Cette évolution a été particulièrement marquée en Europe. Les pays dotés de partenaires sociaux forts et d’une solide base institutionnelle pour le dialogue social et la négociation collective ont remporté de grands succès dans la mise en place d’accords négociés sur la formation professionnelle continue.

Comment la négociation collective contribue-t-elle à de meilleures conditions de travail pour les travailleurs atypiques?

Susan Hayter: Dans différents pays, les partenaires sociaux ont aussi recours à la négociation collective pour améliorer les clauses et conditions d’emploi des travailleurs temporaires ou saisonniers. Ces accords comprennent une seule ou une combinaison de plusieurs approches: premièrement, les conventions collectives incluent des dispositions qui s’efforcent de régulariser l’emploi de travailleurs atypiques. Deuxièmement, les conventions collectives cherchent à améliorer leur rémunération et leur couverture sociale.
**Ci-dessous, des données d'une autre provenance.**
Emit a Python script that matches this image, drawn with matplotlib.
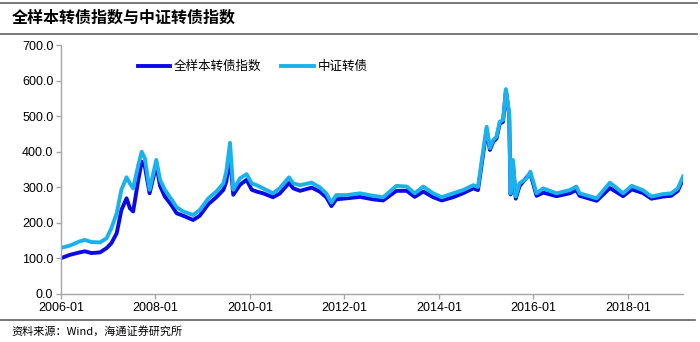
import matplotlib
matplotlib.use("Agg")
import matplotlib.pyplot as plt
import matplotlib.dates as mdates
import pandas as pd

plt.rcParams['font.family'] = ['Liberation Sans', 'Noto Sans CJK SC', 'DejaVu Sans']

title = "全样本转债指数与中证转债指数"
source = "资料来源：Wind，海通证券研究所"
label_all = "全样本转债指数"
label_zz = "中证转债"

dates = [
    "2006-01-04", "2006-03-10", "2006-05-26", "2006-07-05", "2006-08-25", "2006-10-30", "2006-12-20",
    "2007-01-26", "2007-03-08", "2007-04-13", "2007-05-23", "2007-06-18", "2007-07-13", "2007-08-22",
    "2007-09-17", "2007-10-12", "2007-11-17", "2008-01-08", "2008-02-06", "2008-03-14", "2008-05-04",
    "2008-06-13", "2008-08-03", "2008-10-19", "2008-12-09", "2009-02-14", "2009-04-16", "2009-06-10",
    "2009-07-02", "2009-07-31", "2009-08-25", "2009-10-16", "2009-12-06", "2010-01-15", "2010-02-21",
    "2010-04-13", "2010-06-28", "2010-08-18", "2010-10-30", "2010-12-02", "2011-01-23", "2011-04-23",
    "2011-06-24", "2011-08-14", "2011-09-23", "2011-10-30", "2012-01-19", "2012-05-01", "2012-08-11",
    "2012-10-27", "2013-02-06", "2013-04-28", "2013-06-28", "2013-09-02", "2013-11-18", "2014-01-23",
    "2014-04-20", "2014-07-05", "2014-09-24", "2014-10-30", "2014-11-25", "2015-01-05", "2015-01-30",
    "2015-02-25", "2015-03-22", "2015-04-16", "2015-05-12", "2015-06-03", "2015-06-28", "2015-07-09",
    "2015-07-27", "2015-08-18", "2015-09-16", "2015-11-10", "2015-12-09", "2016-01-26", "2016-03-17",
    "2016-06-28", "2016-10-08", "2016-11-28", "2016-12-24", "2017-05-05", "2017-08-15", "2017-11-25",
    "2018-01-30", "2018-04-27", "2018-07-02", "2018-10-01", "2018-12-02", "2019-01-22", "2019-03-03",
]

# 中证转债
zz_index = [
    130, 136, 148, 152, 146, 145, 157,
    185, 227, 293, 328, 311, 297, 363,
    400, 381, 293, 377, 321, 293, 266,
    244, 232, 222, 236, 269, 288, 311,
    344, 425, 293, 325, 337, 311, 306,
    297, 283, 297, 328, 311, 306, 313,
    300, 283, 257, 278, 278, 283, 276,
    272, 304, 302, 283, 302, 283, 272,
    283, 292, 306, 301, 367, 470, 410,
    433, 442, 484, 489, 576, 508, 283,
    377, 274, 311, 325, 344, 283, 297,
    283, 292, 302, 283, 269, 313, 283,
    304, 292, 274, 281, 283, 297, 330,
]

# 全样本转债指数
all_index = [
    101, 110, 117, 120, 115, 117, 129,
    143, 171, 236, 269, 241, 232, 321,
    372, 358, 283, 363, 304, 274, 250,
    227, 220, 208, 220, 253, 272, 293,
    316, 385, 279, 307, 321, 293, 288,
    283, 272, 282, 312, 297, 290, 299,
    288, 272, 247, 266, 269, 273, 266,
    263, 290, 290, 273, 288, 272, 263,
    272, 283, 297, 292, 358, 462, 405,
    428, 437, 479, 484, 572, 503, 280,
    370, 268, 303, 328, 338, 276, 285,
    275, 283, 292, 276, 262, 298, 275,
    294, 284, 268, 274, 276, 290, 322,
]

x = pd.to_datetime(dates)

fig = plt.figure(figsize=(7.0, 3.42), dpi=100)
ax = fig.add_axes([0.0871, 0.1404, 0.8886, 0.728])

ax.plot(x, all_index, color="#0a0ae6", lw=2.8, label=label_all, solid_joinstyle="round")
ax.plot(x, zz_index, color="#1ab2ee", lw=2.8, label=label_zz, solid_joinstyle="round")

ax.set_ylim(0, 700)
ax.set_yticks(range(0, 701, 100))
ax.yaxis.set_major_formatter(matplotlib.ticker.FormatStrFormatter('%.1f'))
ax.set_xlim(pd.Timestamp("2006-01-01"), pd.Timestamp("2019-03-03"))
ax.set_xticks(pd.to_datetime(["2006-01-01", "2008-01-01", "2010-01-01", "2012-01-01",
                              "2014-01-01", "2016-01-01", "2018-01-01"]))
ax.xaxis.set_major_formatter(mdates.DateFormatter('%Y-%m'))

for side in ["top", "right"]:
    ax.spines[side].set_visible(False)
for side in ["left", "bottom"]:
    ax.spines[side].set_color("#a6a6a6")
    ax.spines[side].set_linewidth(1.0)
ax.tick_params(axis="both", colors="#a6a6a6", labelcolor="black", labelsize=9, length=3.5, width=1.0)
ax.tick_params(axis="y", pad=2)
ax.tick_params(axis="x", pad=2)

leg = ax.legend(loc="upper left", bbox_to_anchor=(0.105, 0.985), ncol=2, frameon=False,
                prop={"family": "Noto Sans CJK SC", "size": 9}, handlelength=2.6,
                handletextpad=0.3, columnspacing=1.6)

# title bar and source line
fig.text(0.017, 0.948, title, fontsize=11.5, fontweight="bold", family="Noto Sans CJK SC",
         va="center", ha="left")
fig.add_artist(plt.Line2D([0, 0.995], [0.991, 0.991], color="#606060", lw=1.2))
fig.add_artist(plt.Line2D([0, 0.995], [0.902, 0.902], color="#606060", lw=1.2))
fig.add_artist(plt.Line2D([0, 0.993], [0.064, 0.064], color="#606060", lw=1.2))
fig.text(0.017, 0.030, source, fontsize=8, family=["Noto Sans CJK SC", "DejaVu Sans"],
         va="center", ha="left")

fig.savefig("out.png", dpi=100)
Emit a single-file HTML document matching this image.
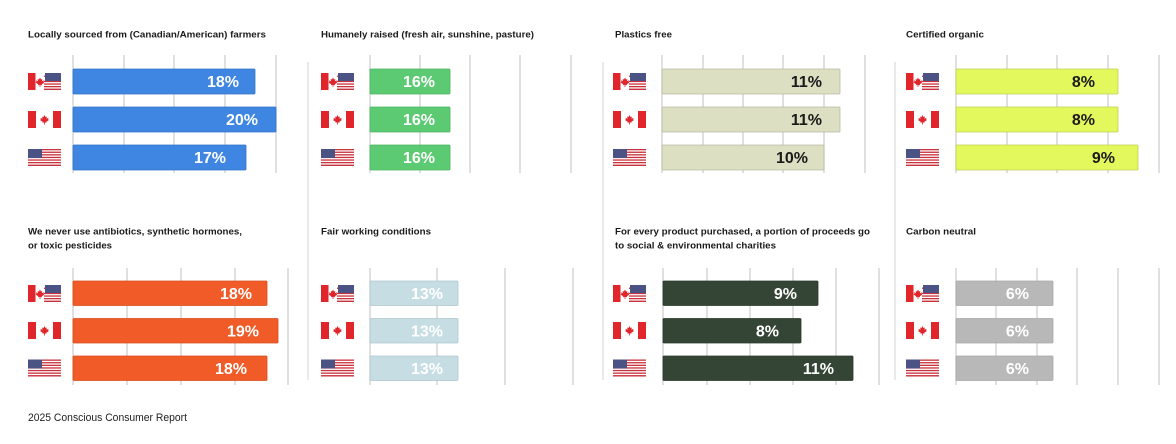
<!DOCTYPE html>
<html><head><meta charset="utf-8">
<style>
html,body{margin:0;padding:0;background:#fff;}
svg{display:block;}
text{font-family:"Liberation Sans",Arial,sans-serif;}
.t{font-size:9.5px;font-weight:bold;fill:#1a1a1a;}
.l{font-size:16px;font-weight:bold;text-anchor:end;}
.g{stroke:#cfcfcf;stroke-width:1.3;}
.s{stroke:#e2e2e2;stroke-width:1.5;}
</style></head>
<body>
<svg width="1176" height="444" viewBox="0 0 1176 444" xmlns="http://www.w3.org/2000/svg">
<defs>
<symbol id="leaf" viewBox="-5 -5 10 10">
<polygon points="0,-4.5 1,-2.5 2.3,-3 2,-0.8 4,-1.8 3.6,0 4.5,0.5 1.8,2.2 2,3.2 0.4,2.9 0.4,5 -0.4,5 -0.4,2.9 -2,3.2 -1.8,2.2 -4.5,0.5 -3.6,0 -4,-1.8 -2,-0.8 -2.3,-3 -1,-2.5" fill="#e0252b"/>
</symbol>
<symbol id="us" viewBox="0 0 33 17">
<rect x="0" y="0" width="33" height="17" fill="#fff"/>
<rect x="0" y="0" width="33" height="1.3" fill="#c8323c"/>
<rect x="0" y="2.6" width="33" height="1.3" fill="#c8323c"/>
<rect x="0" y="5.2" width="33" height="1.3" fill="#c8323c"/>
<rect x="0" y="7.8" width="33" height="1.3" fill="#c8323c"/>
<rect x="0" y="10.4" width="33" height="1.3" fill="#c8323c"/>
<rect x="0" y="13" width="33" height="1.3" fill="#c8323c"/>
<rect x="0" y="15.6" width="33" height="1.4" fill="#c8323c"/>
<rect x="0" y="0" width="14" height="9" fill="#4b5384"/>
</symbol>
<symbol id="ca" viewBox="0 0 33 17">
<rect x="0" y="0" width="33" height="17" fill="#fff"/>
<rect x="0" y="0" width="8" height="17" fill="#e0252b"/>
<rect x="25" y="0" width="8" height="17" fill="#e0252b"/>
<use href="#leaf" x="11.5" y="3.5" width="10" height="10"/>
</symbol>
<symbol id="cu" viewBox="0 0 33 17">
<rect x="0" y="0" width="33" height="17" fill="#fff"/>
<rect x="0" y="0" width="7.5" height="17" fill="#e0252b"/>
<use href="#leaf" x="7" y="4" width="10" height="10"/>
<rect x="16" y="0" width="17" height="17" fill="#fff"/>
<rect x="16" y="2.6" width="17" height="1.3" fill="#c8323c"/>
<rect x="16" y="7.8" width="17" height="1.3" fill="#c8323c"/>
<rect x="16" y="10.4" width="17" height="1.3" fill="#c8323c"/>
<rect x="16" y="13" width="17" height="1.3" fill="#c8323c"/>
<rect x="16" y="15.6" width="17" height="1.4" fill="#c8323c"/>
<rect x="17" y="0" width="16" height="8" fill="#4b5384"/>
</symbol>
</defs>

<!-- separators -->
<line class="s" x1="308" y1="62" x2="308" y2="380"/>
<line class="s" x1="603" y1="62" x2="603" y2="380"/>
<line class="s" x1="895" y1="62" x2="895" y2="380"/>

<!-- ========== TOP ROW ========== -->
<!-- Panel 1 -->
<text class="t" x="28" y="37.5" textLength="238" lengthAdjust="spacingAndGlyphs">Locally sourced from (Canadian/American) farmers</text>
<g class="g"><line x1="73" y1="55" x2="73" y2="173"/><line x1="124" y1="55" x2="124" y2="173"/><line x1="174" y1="55" x2="174" y2="173"/><line x1="225" y1="55" x2="225" y2="173"/><line x1="276" y1="55" x2="276" y2="173"/></g>
<g fill="#3e86e1" stroke="#3474c7" stroke-width="0.8">
<rect x="73" y="69" width="182" height="25" rx="1"/>
<rect x="73" y="107" width="203" height="25" rx="1"/>
<rect x="73" y="145" width="173" height="25" rx="1"/>
</g>
<g class="l" fill="#fff"><text x="239" y="87">18%</text><text x="258" y="125">20%</text><text x="226" y="163">17%</text></g>
<use href="#cu" x="28" y="73" width="33" height="17"/>
<use href="#ca" x="28" y="111" width="33" height="17"/>
<use href="#us" x="28" y="149" width="33" height="17"/>

<!-- Panel 2 -->
<text class="t" x="321" y="37.5" textLength="213" lengthAdjust="spacingAndGlyphs">Humanely raised (fresh air, sunshine, pasture)</text>
<g class="g"><line x1="370" y1="55" x2="370" y2="173"/><line x1="420" y1="55" x2="420" y2="173"/><line x1="470" y1="55" x2="470" y2="173"/><line x1="520" y1="55" x2="520" y2="173"/><line x1="571" y1="55" x2="571" y2="173"/></g>
<g fill="#5cca72" stroke="#4db463" stroke-width="0.8">
<rect x="370" y="69" width="80" height="25" rx="1"/>
<rect x="370" y="107" width="80" height="25" rx="1"/>
<rect x="370" y="145" width="80" height="25" rx="1"/>
</g>
<g class="l" fill="#fff"><text x="435" y="87">16%</text><text x="435" y="125">16%</text><text x="435" y="163">16%</text></g>
<use href="#cu" x="321" y="73" width="33" height="17"/>
<use href="#ca" x="321" y="111" width="33" height="17"/>
<use href="#us" x="321" y="149" width="33" height="17"/>

<!-- Panel 3 -->
<text class="t" x="615" y="37.5" textLength="57" lengthAdjust="spacingAndGlyphs">Plastics free</text>
<g class="g"><line x1="662" y1="55" x2="662" y2="173"/><line x1="703" y1="55" x2="703" y2="173"/><line x1="743" y1="55" x2="743" y2="173"/><line x1="783" y1="55" x2="783" y2="173"/><line x1="824" y1="55" x2="824" y2="173"/><line x1="865" y1="55" x2="865" y2="173"/></g>
<g fill="#dcdfc1" stroke="#b9bba5" stroke-width="0.8">
<rect x="662" y="69" width="178" height="25" rx="1"/>
<rect x="662" y="107" width="178" height="25" rx="1"/>
<rect x="662" y="145" width="162" height="25" rx="1"/>
</g>
<g class="l" fill="#1a1a1a"><text x="822" y="87">11%</text><text x="822" y="125">11%</text><text x="808" y="163">10%</text></g>
<use href="#cu" x="613" y="73" width="33" height="17"/>
<use href="#ca" x="613" y="111" width="33" height="17"/>
<use href="#us" x="613" y="149" width="33" height="17"/>

<!-- Panel 4 -->
<text class="t" x="906" y="37.5" textLength="78" lengthAdjust="spacingAndGlyphs">Certified organic</text>
<g class="g"><line x1="956" y1="55" x2="956" y2="173"/><line x1="1007" y1="55" x2="1007" y2="173"/><line x1="1057" y1="55" x2="1057" y2="173"/><line x1="1108" y1="55" x2="1108" y2="173"/><line x1="1159" y1="55" x2="1159" y2="173"/></g>
<g fill="#e3f85c" stroke="#c0cf5a" stroke-width="0.8">
<rect x="956" y="69" width="162" height="25" rx="1"/>
<rect x="956" y="107" width="162" height="25" rx="1"/>
<rect x="956" y="145" width="182" height="25" rx="1"/>
</g>
<g class="l" fill="#1a1a1a"><text x="1095" y="87">8%</text><text x="1095" y="125">8%</text><text x="1115" y="163">9%</text></g>
<use href="#cu" x="906" y="73" width="33" height="17"/>
<use href="#ca" x="906" y="111" width="33" height="17"/>
<use href="#us" x="906" y="149" width="33" height="17"/>

<!-- ========== BOTTOM ROW ========== -->
<!-- Panel 5 -->
<text class="t" x="28" y="234.5" textLength="214" lengthAdjust="spacingAndGlyphs">We never use antibiotics, synthetic hormones,</text>
<text class="t" x="28" y="248.5" textLength="84" lengthAdjust="spacingAndGlyphs">or toxic pesticides</text>
<g class="g"><line x1="73" y1="268" x2="73" y2="385"/><line x1="127" y1="268" x2="127" y2="385"/><line x1="181" y1="268" x2="181" y2="385"/><line x1="235" y1="268" x2="235" y2="385"/><line x1="288" y1="268" x2="288" y2="385"/></g>
<g fill="#f05b27" stroke="#d84d1e" stroke-width="0.8">
<rect x="73" y="281" width="194" height="24.5" rx="1"/>
<rect x="73" y="318.5" width="205" height="24.5" rx="1"/>
<rect x="73" y="356" width="194" height="24.5" rx="1"/>
</g>
<g class="l" fill="#fff"><text x="252" y="299">18%</text><text x="259" y="336.5">19%</text><text x="247" y="374">18%</text></g>
<use href="#cu" x="28" y="285" width="33" height="17"/>
<use href="#ca" x="28" y="322" width="33" height="17"/>
<use href="#us" x="28" y="359.5" width="33" height="17"/>

<!-- Panel 6 -->
<text class="t" x="321" y="234.5" textLength="110" lengthAdjust="spacingAndGlyphs">Fair working conditions</text>
<g class="g"><line x1="370" y1="268" x2="370" y2="385"/><line x1="437" y1="268" x2="437" y2="385"/><line x1="505" y1="268" x2="505" y2="385"/><line x1="573" y1="268" x2="573" y2="385"/></g>
<g fill="#c7dde4" stroke="#b0c6cd" stroke-width="0.8">
<rect x="370" y="281" width="88" height="24.5" rx="1"/>
<rect x="370" y="318.5" width="88" height="24.5" rx="1"/>
<rect x="370" y="356" width="88" height="24.5" rx="1"/>
</g>
<g class="l" fill="#fff"><text x="443" y="299">13%</text><text x="443" y="336.5">13%</text><text x="443" y="374">13%</text></g>
<use href="#cu" x="321" y="285" width="33" height="17"/>
<use href="#ca" x="321" y="322" width="33" height="17"/>
<use href="#us" x="321" y="359.5" width="33" height="17"/>

<!-- Panel 7 -->
<text class="t" x="615" y="234.5" textLength="255" lengthAdjust="spacingAndGlyphs">For every product purchased, a portion of proceeds go</text>
<text class="t" x="615" y="248.5" textLength="161" lengthAdjust="spacingAndGlyphs">to social &amp; environmental charities</text>
<g class="g"><line x1="663" y1="268" x2="663" y2="385"/><line x1="707" y1="268" x2="707" y2="385"/><line x1="750" y1="268" x2="750" y2="385"/><line x1="793" y1="268" x2="793" y2="385"/><line x1="836" y1="268" x2="836" y2="385"/><line x1="879" y1="268" x2="879" y2="385"/></g>
<g fill="#344535" stroke="#2a382b" stroke-width="0.8">
<rect x="663" y="281" width="155" height="24.5" rx="1"/>
<rect x="663" y="318.5" width="138" height="24.5" rx="1"/>
<rect x="663" y="356" width="190" height="24.5" rx="1"/>
</g>
<g class="l" fill="#fff"><text x="797" y="299">9%</text><text x="779" y="336.5">8%</text><text x="834" y="374">11%</text></g>
<use href="#cu" x="613" y="285" width="33" height="17"/>
<use href="#ca" x="613" y="322" width="33" height="17"/>
<use href="#us" x="613" y="359.5" width="33" height="17"/>

<!-- Panel 8 -->
<text class="t" x="906" y="234.5" textLength="70" lengthAdjust="spacingAndGlyphs">Carbon neutral</text>
<g class="g"><line x1="956" y1="268" x2="956" y2="385"/><line x1="996" y1="268" x2="996" y2="385"/><line x1="1037" y1="268" x2="1037" y2="385"/><line x1="1077" y1="268" x2="1077" y2="385"/><line x1="1118" y1="268" x2="1118" y2="385"/><line x1="1159" y1="268" x2="1159" y2="385"/></g>
<g fill="#b8b8b8" stroke="#a8a8a8" stroke-width="0.8">
<rect x="956" y="281" width="97" height="24.5" rx="1"/>
<rect x="956" y="318.5" width="97" height="24.5" rx="1"/>
<rect x="956" y="356" width="97" height="24.5" rx="1"/>
</g>
<g class="l" fill="#fff"><text x="1029" y="299">6%</text><text x="1029" y="336.5">6%</text><text x="1029" y="374">6%</text></g>
<use href="#cu" x="906" y="285" width="33" height="17"/>
<use href="#ca" x="906" y="322" width="33" height="17"/>
<use href="#us" x="906" y="359.5" width="33" height="17"/>

<!-- footer -->
<text x="28" y="421" font-size="11" fill="#222" textLength="159" lengthAdjust="spacingAndGlyphs">2025 Conscious Consumer Report</text>
</svg>
</body></html>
En Europe, certaines conventions collectives couvrant les travailleurs intérimaires placent des limites à la durée des contrats temporaires, au terme de laquelle les travailleurs deviennent éligibles à un contrat à durée indéterminée. A Chennai, dans la région indienne du Tamil Nadu, un nombre grandissant de conventions collectives intègrent des dispositions pour titulariser les travailleurs contractuels quand un poste de travail se libère. En Uruguay, dans le secteur manufacturé, de récents accords contiennent également des mesures destinées à régulariser l’emploi. Dans des pays tels que l’Argentine et la Corée, les accords sectoriels dans l’industrie ont été essentiels pour assurer la parité salariale entre travailleurs titulaires et atypiques.